Of those focusing on adult supervision, 89% are keen to develop their skills to support counsellors in schools and have the capacity to take on additional work.
The session can be viewed online and we hope the committee will produce a write up of the session over the coming weeks, followed by recommendations for Scottish Government that we will share with our members.
We will be taking the opportunity in the intervening period to reiterate to the Committee that BACP members are available to fulfil these new roles.
Headlines from our Scottish Workforce Survey (2018):
- We had a 25% response rate from our 2,300 members in Scotland
- 40% of respondents indicated they are currently working with children and young people aged 4-10 and/or children and young people aged 11-18
- Just over two-thirds of those working with children and young people (68%) indicated they currently have capacity for more paid client hours
- For those not currently working with children and young people, 47% were interested in specialising in this area, with 73% stating that they had additional capacity.
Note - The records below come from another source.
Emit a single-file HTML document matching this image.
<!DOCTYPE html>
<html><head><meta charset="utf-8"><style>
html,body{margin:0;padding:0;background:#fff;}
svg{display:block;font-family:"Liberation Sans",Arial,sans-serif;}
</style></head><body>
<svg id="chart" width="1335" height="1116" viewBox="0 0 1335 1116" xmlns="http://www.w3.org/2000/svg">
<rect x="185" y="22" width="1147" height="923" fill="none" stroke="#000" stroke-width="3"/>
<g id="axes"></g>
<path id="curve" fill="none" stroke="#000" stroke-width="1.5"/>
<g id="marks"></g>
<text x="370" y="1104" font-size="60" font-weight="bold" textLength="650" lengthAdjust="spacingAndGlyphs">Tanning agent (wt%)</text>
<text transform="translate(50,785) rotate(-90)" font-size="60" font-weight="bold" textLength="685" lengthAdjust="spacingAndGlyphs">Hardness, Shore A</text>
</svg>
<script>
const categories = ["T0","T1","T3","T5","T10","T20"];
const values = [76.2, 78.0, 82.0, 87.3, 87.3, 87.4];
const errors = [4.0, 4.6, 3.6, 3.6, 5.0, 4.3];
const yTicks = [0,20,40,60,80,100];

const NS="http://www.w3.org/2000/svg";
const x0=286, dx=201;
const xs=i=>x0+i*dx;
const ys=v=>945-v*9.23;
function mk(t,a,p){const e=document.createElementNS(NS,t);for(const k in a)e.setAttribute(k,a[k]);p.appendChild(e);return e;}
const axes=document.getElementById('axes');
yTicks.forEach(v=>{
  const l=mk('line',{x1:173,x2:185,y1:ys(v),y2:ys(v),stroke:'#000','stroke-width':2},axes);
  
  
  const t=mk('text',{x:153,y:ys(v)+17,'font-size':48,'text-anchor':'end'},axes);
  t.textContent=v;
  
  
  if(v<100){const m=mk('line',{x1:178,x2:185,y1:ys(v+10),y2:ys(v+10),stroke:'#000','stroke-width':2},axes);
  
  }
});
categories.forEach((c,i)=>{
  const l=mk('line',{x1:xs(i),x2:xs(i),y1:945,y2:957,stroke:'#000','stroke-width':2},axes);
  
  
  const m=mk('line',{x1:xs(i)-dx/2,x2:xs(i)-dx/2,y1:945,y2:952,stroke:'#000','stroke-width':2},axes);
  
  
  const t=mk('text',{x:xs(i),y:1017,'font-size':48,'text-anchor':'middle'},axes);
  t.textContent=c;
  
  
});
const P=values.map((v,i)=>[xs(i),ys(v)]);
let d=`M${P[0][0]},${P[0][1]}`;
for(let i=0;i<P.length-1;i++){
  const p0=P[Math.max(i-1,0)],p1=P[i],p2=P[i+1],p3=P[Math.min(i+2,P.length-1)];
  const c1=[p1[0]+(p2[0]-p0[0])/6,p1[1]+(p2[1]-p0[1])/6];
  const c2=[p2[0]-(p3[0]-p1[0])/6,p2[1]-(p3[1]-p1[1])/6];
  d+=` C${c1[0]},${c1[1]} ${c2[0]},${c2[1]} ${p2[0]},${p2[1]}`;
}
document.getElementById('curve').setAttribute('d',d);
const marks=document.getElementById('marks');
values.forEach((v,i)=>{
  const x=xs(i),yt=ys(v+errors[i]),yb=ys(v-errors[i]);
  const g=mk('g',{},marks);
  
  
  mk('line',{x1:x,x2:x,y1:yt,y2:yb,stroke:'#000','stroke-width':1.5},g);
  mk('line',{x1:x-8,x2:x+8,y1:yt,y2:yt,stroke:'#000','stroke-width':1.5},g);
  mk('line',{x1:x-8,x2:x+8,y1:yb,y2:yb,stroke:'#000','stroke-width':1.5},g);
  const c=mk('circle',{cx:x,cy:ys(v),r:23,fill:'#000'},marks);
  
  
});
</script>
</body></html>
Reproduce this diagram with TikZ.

Headlines from our Scottish Workforce Supervision Survey (2019):
- 35% of our members in Scotland took part
- 50% of our members currently work as supervisors and have capacity and willingness to take on additional work
- 50% of supervisors currently specialise in working with children and young people, 89% of those who do not are keen to develop this skill set and have the capacity to take on additional work
- There is a geographic split where supervisors are located, with 55% based in the Glasgow and Edinburgh. There are some concerns re the shortage of supervisors in more rural and remote areas, for example, in Moray (with a population of almost 100,000) there are no BACP supervisors whereas in Shetland (population of 24,000) there are 3. The provision of online supervision could be an option here
- The data demonstrates an appetite from counsellors to develop their current skill set and train as CYP focused supervisors to meet the new demand.